GeoAI LISA — Atlanta Rent

GeoAI · Spatial Analysis

Does Your Weights Matrix Reflect Reality?

Atlanta Metro · Median Gross Rent · ACS 5-Year 2022

Every spatial analysis — LISA, spatial regression, spatial econometrics — assumes a weights matrix W defining which places are "neighbors." The standard approach is purely geometric: queen contiguity, rook, or k-nearest neighbors based on polygon borders.

But Census data carries uncertainty. A tract's rent estimate might have a margin of error of ±$800 — or ±$3,200. That uncertainty concentrates in small-population tracts, minority enclaves, and rapidly changing neighborhoods. When you weight those tracts equally, noisy data shapes your results invisibly.

This tool tests three conditions: geometric weights, a learned GAT without MOE awareness, and a learned GAT informed by data reliability.

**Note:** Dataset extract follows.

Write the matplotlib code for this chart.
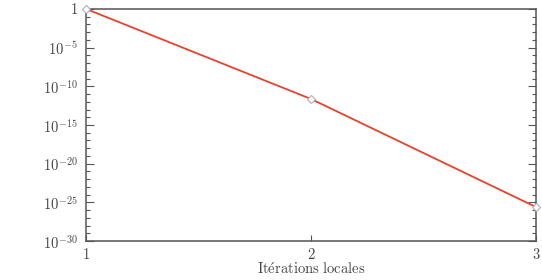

Validation: MOE% vs Attention Weight

How to read this. Each dot is one tract-neighbor pair — an edge in the spatial graph. X-axis = the neighbor's MOE% (how uncertain its rent estimate is). Y-axis = the learned attention weight the GAT assigned to that edge.

GAT no-MOE (gray): inputs are fixed every epoch. The network sees rent and MOE% but has no training incentive to use uncertainty. Expect a flat slope — MOE% has no systematic effect on attention.

GAT + MOE ★ (teal): rent inputs are perturbed each epoch by noise scaled by MOE. High-MOE neighbors are unreliable teachers — their values change every epoch. The network learns to down-weight them. Expect a clearly negative slope — higher MOE% → lower attention weight.

The gap between slopes is the validation. If teal slopes down and gray is flat, the Monte Carlo perturbation is working as intended and the LISA differences between conditions are genuinely driven by data reliability — not random noise.

Geometric W GAT no-MOE GAT + MOE ★

NN vs GNN vs GAT

Model	Spatial?	Weighted?
Neural Network	No — each tract independent	—
GNN	Yes — blends neighbors	Equally
GAT	Yes — blends neighbors	Learned

A regular NN treats tract A in isolation. A GNN lets A absorb information from its neighbors — but weights them equally. A GAT learns how much each neighbor should count. Those learned percentages become W*.

Both GAT conditions here use two input features per tract: normalized rent and normalized MOE%. The difference is whether the training process gives the network a reason to act on the uncertainty signal.

The Three Conditions

Geometric W. Queen / Rook / KNN as-is. Uniform weights. Every neighbor counts equally. No learning. This is the standard approach used in virtually all published spatial analysis.

GAT, no MOE. Each tract has two input features: normalized rent and normalized MOE%. The GAT can see uncertainty but has no training incentive to act on it. Inputs are fixed every epoch. Attention weights reflect rent similarity — tracts with similar rents get high mutual attention regardless of how reliable those rents are.

GAT + MOE ★ (Monte Carlo perturbation). Same two-feature input. But each training epoch, the rent feature is perturbed by Gaussian noise scaled by the tract's standard error (MOE / 1.645). High-MOE tracts jump around dramatically every epoch. Low-MOE tracts are stable. The network learns to down-weight unstable neighbors — not because the loss function says to, but because noisy neighbors are unreliable teachers. Reliability awareness emerges from the training dynamics.

The key comparison is 2 vs 3. Any LISA difference between them is caused solely by MOE awareness — not by architecture, not by spatial structure.

Worked Example

Tract A — Example

Tract A has 4 neighbors. In Condition 1 (geometric), each gets weight 0.250. In Condition 3 (GAT+MOE), the network learned neighbor C has high MOE — its estimate isn't reliable. C gets down-weighted.

Neighbor B — low MOE	0.250 → 0.341
Neighbor C — high MOE	0.250 → 0.087
Neighbor D — low MOE	0.250 → 0.318
Neighbor E — low MOE	0.250 → 0.254

Tract A's LISA classification changes from NS to HH — a cluster that geometry masked because a noisy neighbor diluted the signal.

Key Concepts

Divergence

Sum of |W − W*| across all neighbors. High divergence = the GAT significantly re-weighted the geometric connections — either high-MOE neighbors or adjacencies that don't reflect real spatial relationships in the rent surface.

Weight Chart (click any tract)

Bar chart in the detail panel showing three sets of weights per neighbor: gray (geometric, uniform), light gray (GAT no-MOE), teal (GAT+MOE). Where teal drops below gray, data reliability down-weighted that neighbor.

LISA Quadrants

HH/LL = spatial clusters. LH/HL = spatial outliers. NS = not significant at p < 0.05 (999 permutations).

2↔3 comparison is the methodological test. Tracts that change classification between GAT no-MOE and GAT+MOE are where data reliability — not spatial structure — was shaping the spatial analysis.